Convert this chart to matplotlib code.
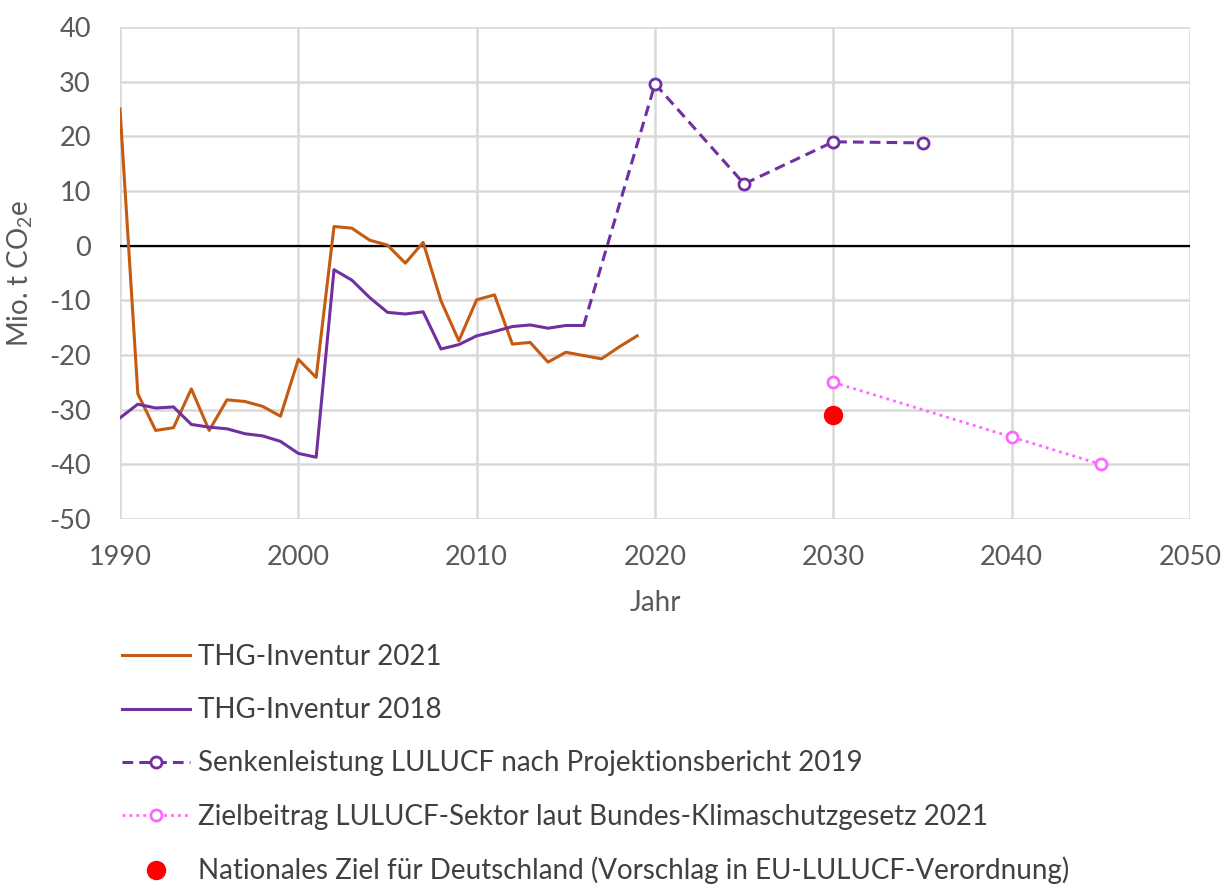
import matplotlib
matplotlib.use("Agg")
import matplotlib.pyplot as plt
import numpy as np

# THG-Inventur 2021 (1990-2019)
years_2021 = np.arange(1990, 2020)
inv_2021 = [25.0, -27.1, -33.8, -33.3, -26.2, -33.8, -28.2, -28.5, -29.4, -31.2,
            -20.8, -24.1, 3.5, 3.2, 1.0, 0.1, -3.2, 0.6, -10.1, -17.4,
            -9.9, -9.0, -18.0, -17.7, -21.3, -19.5, -20.1, -20.7, -18.5, -16.5]

# THG-Inventur 2018 (1990-2016)
years_2018 = np.arange(1990, 2017)
inv_2018 = [-31.5, -29.0, -29.7, -29.5, -32.7, -33.2, -33.5, -34.4, -34.8, -35.8,
            -38.0, -38.7, -4.4, -6.3, -9.5, -12.2, -12.5, -12.1, -18.9, -18.1,
            -16.5, -15.7, -14.8, -14.5, -15.1, -14.6, -14.6]

# Projektionsbericht 2019
years_proj = [2016, 2020, 2025, 2030, 2035]
proj = [-14.6, 29.6, 11.3, 19.0, 18.8]

# Klimaschutzgesetz 2021
years_ksg = [2030, 2040, 2045]
ksg = [-25, -35, -40]

# EU-LULUCF national target
years_eu = [2030]
eu = [-31]

plt.rcParams["font.family"] = ["Lato", "DejaVu Sans"]
plt.rcParams["mathtext.default"] = "regular"
plt.rcParams["axes.unicode_minus"] = False

fig = plt.figure(figsize=(12.24, 8.9), dpi=100)
ax = fig.add_axes([120 / 1224, 1 - 519 / 890, 1070 / 1224, 492 / 890])

orange = "#C55A11"
purple = "#7030A0"
pink = "#FF66FF"

ax.plot(years_2021, inv_2021, color=orange, lw=2.2, label="THG-Inventur 2021", zorder=3)
ax.plot(years_2018, inv_2018, color=purple, lw=2.2, label="THG-Inventur 2018", zorder=3)
ax.plot(years_proj, proj, color=purple, lw=2.2, ls=(0, (3.5, 2)), marker="o",
        markevery=[1, 2, 3, 4], ms=8, mfc="white", mec=purple, mew=2,
        label="Senkenleistung LULUCF nach Projektionsbericht 2019", zorder=3)
ax.plot(years_ksg, ksg, color=pink, lw=2, ls=(0, (1, 1.5)), marker="o",
        ms=8, mfc="white", mec=pink, mew=2,
        label="Zielbeitrag LULUCF-Sektor laut Bundes-Klimaschutzgesetz 2021", zorder=3)
ax.plot(years_eu, eu, ls="none", marker="o", ms=13, color="#FF0000",
        label="Nationales Ziel für Deutschland (Vorschlag in EU-LULUCF-Verordnung)", zorder=4)

ax.axhline(0, color="black", lw=1.6, zorder=2)

ax.set_xlim(1990, 2050)
ax.set_ylim(-50, 40)
ax.set_xticks(np.arange(1990, 2051, 10))
ax.set_yticks(np.arange(-50, 41, 10))
ax.grid(True, color="#D9D9D9", lw=1.8, zorder=0)
ax.set_axisbelow(True)
for s in ax.spines.values():
    s.set_visible(False)
ax.tick_params(length=0, labelsize=19.5, colors="#595959")
ax.tick_params(axis="x", pad=19)
ax.tick_params(axis="y", pad=21)

ax.set_xlabel("Jahr", fontsize=20, color="#595959", labelpad=14)
ax.set_ylabel("Mio. t CO$_2$e", fontsize=20, color="#595959", labelpad=10)

fig.legend(*ax.get_legend_handles_labels(), loc="upper left",
           bbox_to_anchor=(122 / 1224, 1 - 644 / 890), frameon=False,
           fontsize=20, labelspacing=0.98, handlelength=2.45, handletextpad=0.3,
           numpoints=1, labelcolor="#404040", borderaxespad=0, borderpad=0)

fig.savefig("out.png", dpi=100)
****************************************
WORK TO COMPLETE
Each line of the material must be retyped exactly, except that images are omitted.

WRITTEN REPLY
Convert this chart to matplotlib code.
import matplotlib
matplotlib.use("Agg")
import matplotlib.pyplot as plt
import numpy as np

# THG-Inventur 2021 (1990-2019)
years_2021 = np.arange(1990, 2020)
inv_2021 = [25.0, -27.1, -33.8, -33.3, -26.2, -33.8, -28.2, -28.5, -29.4, -31.2,
            -20.8, -24.1, 3.5, 3.2, 1.0, 0.1, -3.2, 0.6, -10.1, -17.4,
            -9.9, -9.0, -18.0, -17.7, -21.3, -19.5, -20.1, -20.7, -18.5, -16.5]

# THG-Inventur 2018 (1990-2016)
years_2018 = np.arange(1990, 2017)
inv_2018 = [-31.5, -29.0, -29.7, -29.5, -32.7, -33.2, -33.5, -34.4, -34.8, -35.8,
            -38.0, -38.7, -4.4, -6.3, -9.5, -12.2, -12.5, -12.1, -18.9, -18.1,
            -16.5, -15.7, -14.8, -14.5, -15.1, -14.6, -14.6]

# Projektionsbericht 2019
years_proj = [2016, 2020, 2025, 2030, 2035]
proj = [-14.6, 29.6, 11.3, 19.0, 18.8]

# Klimaschutzgesetz 2021
years_ksg = [2030, 2040, 2045]
ksg = [-25, -35, -40]

# EU-LULUCF national target
years_eu = [2030]
eu = [-31]

plt.rcParams["font.family"] = ["Lato", "DejaVu Sans"]
plt.rcParams["mathtext.default"] = "regular"
plt.rcParams["axes.unicode_minus"] = False

fig = plt.figure(figsize=(12.24, 8.9), dpi=100)
ax = fig.add_axes([120 / 1224, 1 - 519 / 890, 1070 / 1224, 492 / 890])

orange = "#C55A11"
purple = "#7030A0"
pink = "#FF66FF"

ax.plot(years_2021, inv_2021, color=orange, lw=2.2, label="THG-Inventur 2021", zorder=3)
ax.plot(years_2018, inv_2018, color=purple, lw=2.2, label="THG-Inventur 2018", zorder=3)
ax.plot(years_proj, proj, color=purple, lw=2.2, ls=(0, (3.5, 2)), marker="o",
        markevery=[1, 2, 3, 4], ms=8, mfc="white", mec=purple, mew=2,
        label="Senkenleistung LULUCF nach Projektionsbericht 2019", zorder=3)
ax.plot(years_ksg, ksg, color=pink, lw=2, ls=(0, (1, 1.5)), marker="o",
        ms=8, mfc="white", mec=pink, mew=2,
        label="Zielbeitrag LULUCF-Sektor laut Bundes-Klimaschutzgesetz 2021", zorder=3)
ax.plot(years_eu, eu, ls="none", marker="o", ms=13, color="#FF0000",
        label="Nationales Ziel für Deutschland (Vorschlag in EU-LULUCF-Verordnung)", zorder=4)

ax.axhline(0, color="black", lw=1.6, zorder=2)

ax.set_xlim(1990, 2050)
ax.set_ylim(-50, 40)
ax.set_xticks(np.arange(1990, 2051, 10))
ax.set_yticks(np.arange(-50, 41, 10))
ax.grid(True, color="#D9D9D9", lw=1.8, zorder=0)
ax.set_axisbelow(True)
for s in ax.spines.values():
    s.set_visible(False)
ax.tick_params(length=0, labelsize=19.5, colors="#595959")
ax.tick_params(axis="x", pad=19)
ax.tick_params(axis="y", pad=21)

ax.set_xlabel("Jahr", fontsize=20, color="#595959", labelpad=14)
ax.set_ylabel("Mio. t CO$_2$e", fontsize=20, color="#595959", labelpad=10)

fig.legend(*ax.get_legend_handles_labels(), loc="upper left",
           bbox_to_anchor=(122 / 1224, 1 - 644 / 890), frameon=False,
           fontsize=20, labelspacing=0.98, handlelength=2.45, handletextpad=0.3,
           numpoints=1, labelcolor="#404040", borderaxespad=0, borderpad=0)

fig.savefig("out.png", dpi=100)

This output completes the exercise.